If you are looking for other savory puff pastry appetizers, try these:
- puff pastry cheese straws
- puff pastry strudel with vegetables and cheese
- asparagus in puff pastry with ham and cheese
- Puff pastry onion tart with pear and blue cheese
- puff pastry pizza bites
Did you make this recipe? Let me know how you liked it and give it a star rating in the comments below! You can also add a photo of your creation!
Cheese sun-dried tomato and olive puff pastry pinwheels
- 1 sheet puff pastry 10oz/280g, preferably all-butter puff pastry
- 1 cup grated cheese (3.5oz/100g) I used 1/2 cup (50g/1.8oz) parmesan cheese and 1/2 cup (50g/1.8oz) cheddar, you can use any melting cheese you like
- 3/4 cup sun-dried tomatoes (oil-packed) 3.5oz/100g = 17 tomatoes
- 1/2 cup black olives 17 olives (70g/2.5oz)
- 1 egg
- 1 tablespoon milk
- Preheat the oven to 200°C / 400°F / Gas Mark 6 (no fan).

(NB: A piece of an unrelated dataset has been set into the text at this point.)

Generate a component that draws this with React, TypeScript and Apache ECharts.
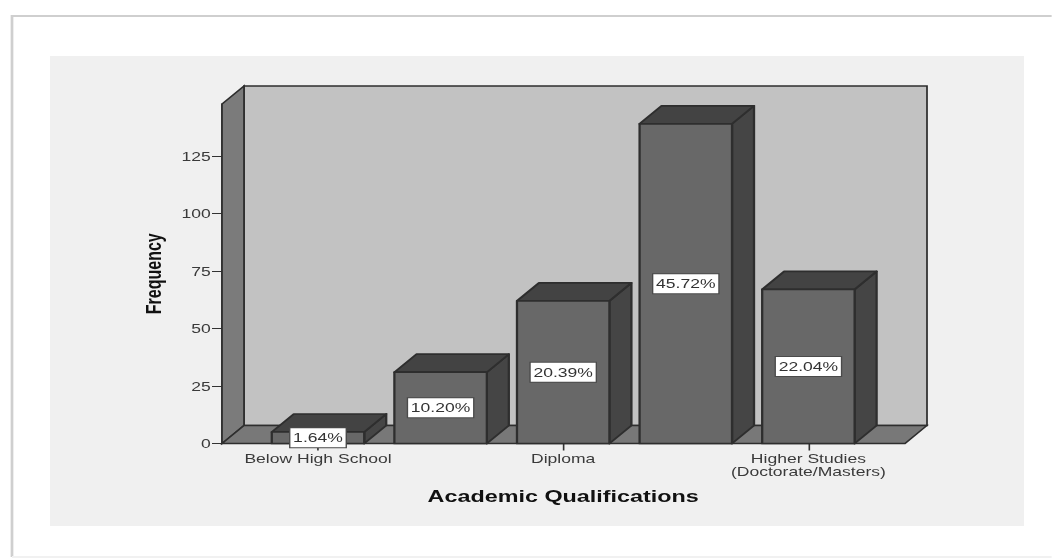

- Grate the cheese (cheddar on large holes of a box grater, parmesan on small ones), drain the sun-dried tomatoes, finely chop the tomatoes (you should have 1/2 cup finely chopped sun-dried tomatoes) and olives. Mix all the ingredients together.

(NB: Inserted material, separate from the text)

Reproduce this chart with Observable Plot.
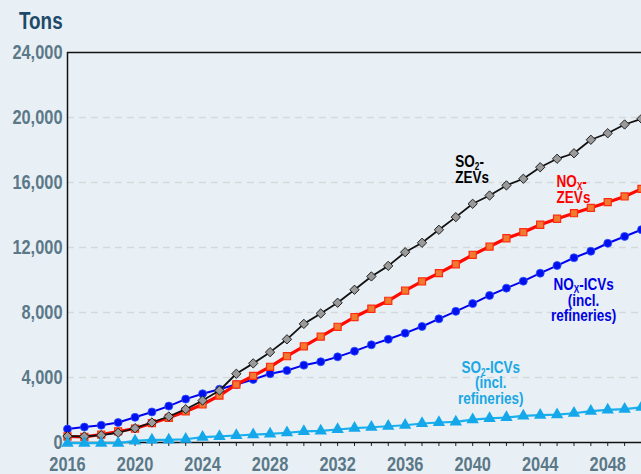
<!DOCTYPE html>
<html><head><meta charset="utf-8">
<script src="https://cdn.jsdelivr.net/npm/d3@7"></script>
<script src="https://cdn.jsdelivr.net/npm/@observablehq/plot@0.6"></script>
<style>
html,body{margin:0;padding:0;background:#e9f0f5;}
#chart{width:641px;height:474px;overflow:hidden;}
</style></head><body><div id="chart"></div>
<script>
const years = [2016,2017,2018,2019,2020,2021,2022,2023,2024,2025,2026,2027,2028,2029,2030,2031,2032,2033,2034,2035,2036,2037,2038,2039,2040,2041,2042,2043,2044,2045,2046,2047,2048,2049,2050];
const so2Zevs = [390,370,450,600,880,1230,1600,2050,2580,3200,4230,4870,5560,6350,7300,7940,8600,9400,10220,10870,11710,12290,13090,13870,14690,15200,15820,16230,16940,17460,17800,18630,19030,19570,19920];
const noxZevs = [370,350,490,680,860,1190,1520,1910,2340,2890,3570,4100,4660,5310,5920,6520,7120,7720,8230,8720,9350,9910,10420,10970,11550,12060,12570,12940,13400,13770,14110,14440,14790,15140,15610];
const noxIcvs = [830,950,1060,1230,1550,1880,2240,2670,3000,3280,3570,3880,4230,4430,4760,4970,5270,5620,6010,6350,6730,7140,7610,8070,8550,9050,9500,9930,10420,10890,11370,11770,12260,12680,13100];
const so2Icvs = [-40,-40,-40,-40,100,160,160,200,330,380,430,480,530,600,680,720,800,880,940,1000,1060,1170,1230,1270,1410,1480,1540,1640,1680,1720,1800,1930,2010,2050,2170];
const yTicks = [0,4000,8000,12000,16000,20000,24000];
const xLabelYears = [2016,2020,2024,2028,2032,2036,2040,2044,2048];
const yTitle = "Tons";
const seriesLabels = [
  {lines:[["SO","2","-"],["ZEVs"]], x:2039.0, y:16920, anchor:"start", color:"#000000"},
  {lines:[["NO","X","-"],["ZEVs"]], x:2045.0, y:15690, anchor:"start", color:"#ff0000"},
  {lines:[["NO","X","-ICVs"],["(incl."],["refineries)"]], x:2046.6, y:9350, anchor:"middle", color:"#0000e6"},
  {lines:[["SO","2","-ICVs"],["(incl."],["refineries)"]], x:2041.1, y:4250, anchor:"middle", color:"#1aa7e4"}
];

const FONT = '"Liberation Sans",Arial,sans-serif';
const SQ = 0.82; // horizontal condensing of the bold sans
const rows = (vals) => years.map((yr,i)=>({year:yr, value:vals[i]}));
const dSo2Z = rows(so2Zevs), dNoxZ = rows(noxZevs), dNoxI = rows(noxIcvs), dSo2I = rows(so2Icvs);

const plot = Plot.plot({
  width:641, height:474,
  marginLeft:67, marginRight:0, marginTop:52, marginBottom:32,
  style:{background:"#e9f0f5", fontFamily:FONT},
  x:{domain:[2016,2050]},
  y:{domain:[0,24000]},
  marks:[
    Plot.ruleY(yTicks.filter(d=>d>0 && d<24000), {stroke:"#d5d9dc", strokeWidth:1.5, strokeDasharray:"7,5"}),
    Plot.axisY({ticks:yTicks, tickSize:0, tickPadding:5, tickFormat:d3.format(","), fontSize:20, fontWeight:"bold", color:"#5b7888", label:null}),
    Plot.axisX({ticks:years, tickSize:4, tickFormat:()=>"", label:null, color:"#222"}),
    Plot.axisX({ticks:xLabelYears, tickSize:0, tickPadding:14, tickFormat:d=>String(d), fontSize:20, fontWeight:"bold", color:"#5b7888", label:null}),
    Plot.ruleY([24000], {stroke:"#111", strokeWidth:1.5}),
    Plot.ruleX([2016], {stroke:"#111", strokeWidth:1.5}),
    Plot.ruleY([0], {stroke:"#111", strokeWidth:1.5}),
    Plot.line(dNoxI, {x:"year", y:"value", stroke:"#0000ee", strokeWidth:2}),
    Plot.dot(dNoxI, {x:"year", y:"value", symbol:"circle", r:4, fill:"#0010ee", stroke:"#3050ff", strokeWidth:0.8}),
    Plot.line(dNoxZ, {x:"year", y:"value", stroke:"#ff0a00", strokeWidth:3.2}),
    Plot.dot(dNoxZ, {x:"year", y:"value", symbol:"square", r:4, fill:"#f07a30", stroke:"#ff2a10", strokeWidth:1.2}),
    Plot.line(dSo2Z, {x:"year", y:"value", stroke:"#111", strokeWidth:1.8}),
    Plot.dot(dSo2Z, {x:"year", y:"value", symbol:"diamond2", r:4.2, fill:"#9a9a9a", stroke:"#222", strokeWidth:1}),
    Plot.line(dSo2I, {x:"year", y:"value", stroke:"#1ab0ee", strokeWidth:2.2}),
    Plot.dot(dSo2I, {x:"year", y:"value", symbol:"triangle", r:4.6, fill:"#14a8ea", stroke:"none"})
  ]
});

const svg = d3.select(plot);
svg.selectAll("text").each(function(){
  const el = d3.select(this);
  const tr = el.attr("transform");
  if (tr) el.attr("transform", tr + ` scale(${SQ},1)`);
  else {
    const x = +(el.attr("x")||0), y = +(el.attr("y")||0);
    el.attr("x", null).attr("y", null).attr("transform", `translate(${x},${y}) scale(${SQ},1)`);
  }
});

svg.append("text").attr("transform", `translate(19,29) scale(${SQ},1)`).attr("text-anchor", "start")
  .attr("font-family", FONT).attr("font-size", 23).attr("font-weight", "bold").attr("fill", "#1d4a68").text(yTitle);

const sx = plot.scale("x"), sy = plot.scale("y");
for (const lab of seriesLabels) {
  const t = svg.append("text").attr("font-family", FONT).attr("font-size", 16.5).attr("font-weight", "bold")
    .attr("fill", lab.color).attr("text-anchor", lab.anchor)
    .attr("transform", `translate(${sx.apply(lab.x)},${sy.apply(lab.y)}) scale(${SQ},1)`);
  lab.lines.forEach((ln, i) => {
    const line = t.append("tspan").attr("x", 0).attr("y", i*15.5);
    line.append("tspan").text(ln[0]);
    if (ln.length > 1) {
      line.append("tspan").attr("font-size", 10).attr("dy", 3).text(ln[1]);
      line.append("tspan").attr("font-size", 16.5).attr("dy", -3).text(ln[2]);
    }
  });
}
document.getElementById("chart").appendChild(plot);
</script></body></html>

- On a sheet of parchment paper or a silicone mat, lightly roll out the puff pastry to a thickness of approx. 2 mm / 1/16 inch into a rectangle shape. If you’re using all-butter puff pastry (homemade or store-bought) you need to sprinkle it well with flour, on both sides, before rolling out. It sticks a little more than a regular store-bought puff pastry.
- Spread the filling in an even layer over the rolled out dough, press it lightly into the dough.

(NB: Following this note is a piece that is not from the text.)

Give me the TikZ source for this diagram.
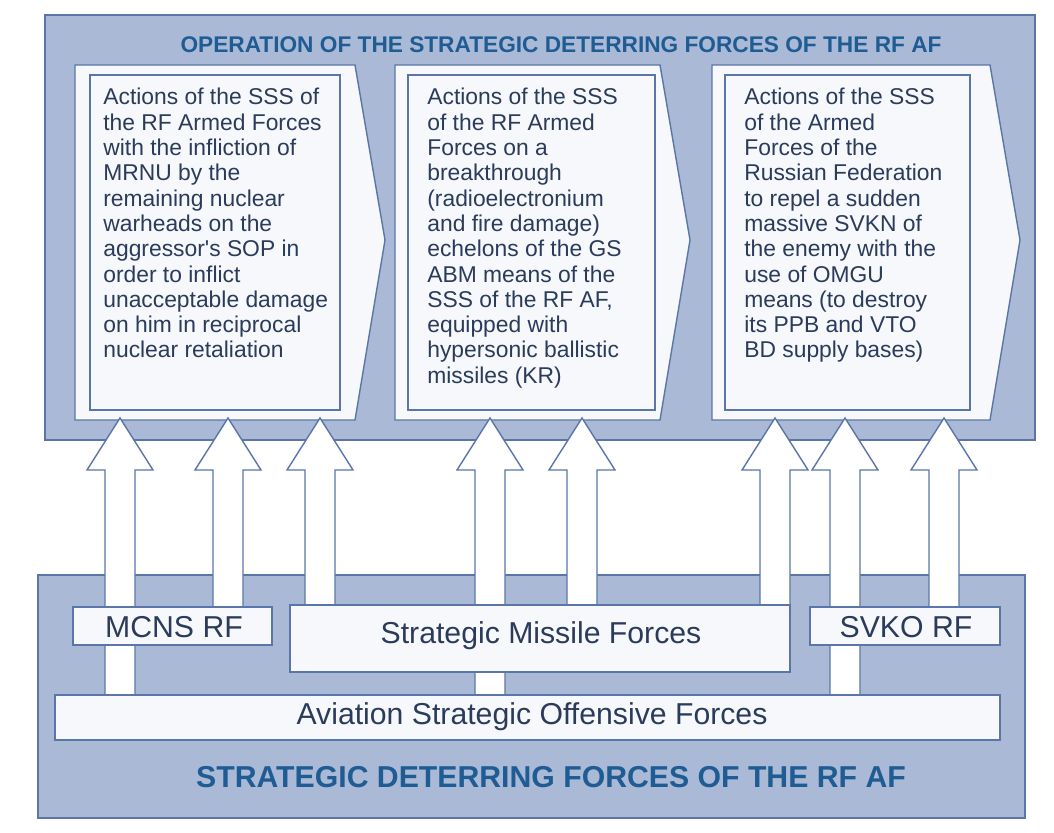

- Roll up the dough to create a long roll.
- Cut the log into ½ inch / 1 cm slices, using a very sharp serrated knife, or better a thread (as on the photos) – the slices will be more even and look better. Slice a piece of thread under the roll, cross the ends over the top, pull tight and repeat. Don't worry if the slices are not perfectly round and even!
- Place the pinwheels on a baking tray lined with parchment paper, arrange the rolls 3 cm / 1 inch apart (they will rise a little). Press the pinwheels lightly to flatten them and adjust their shape. They should be roughly of even thickness.
- Beat the egg with a fork and mix it with milk. Brush the pinwheels with the egg wash.
- Bake the pinwheels for 10 minutes, then reduce the temperature to 180°C / 350°F / Gas Mark 4 and bake for about 13 minutes or until golden brown. Make sure to keep an eye on them in the last 5 minutes to ensure they won't burn. The baking time can be longer or shorter in your oven!
- Store in a tightly closed container. They are best served within 2 hours after baking – the will still be crispy, but after this time they will start to soften.
- Reserve the oil from the sun-dried tomato jar. You can keep it in the fridge and add to salad dressings or cook chicken with it, it’s very aromatic.
- Calories count = the whole recipe (this is only an estimate!).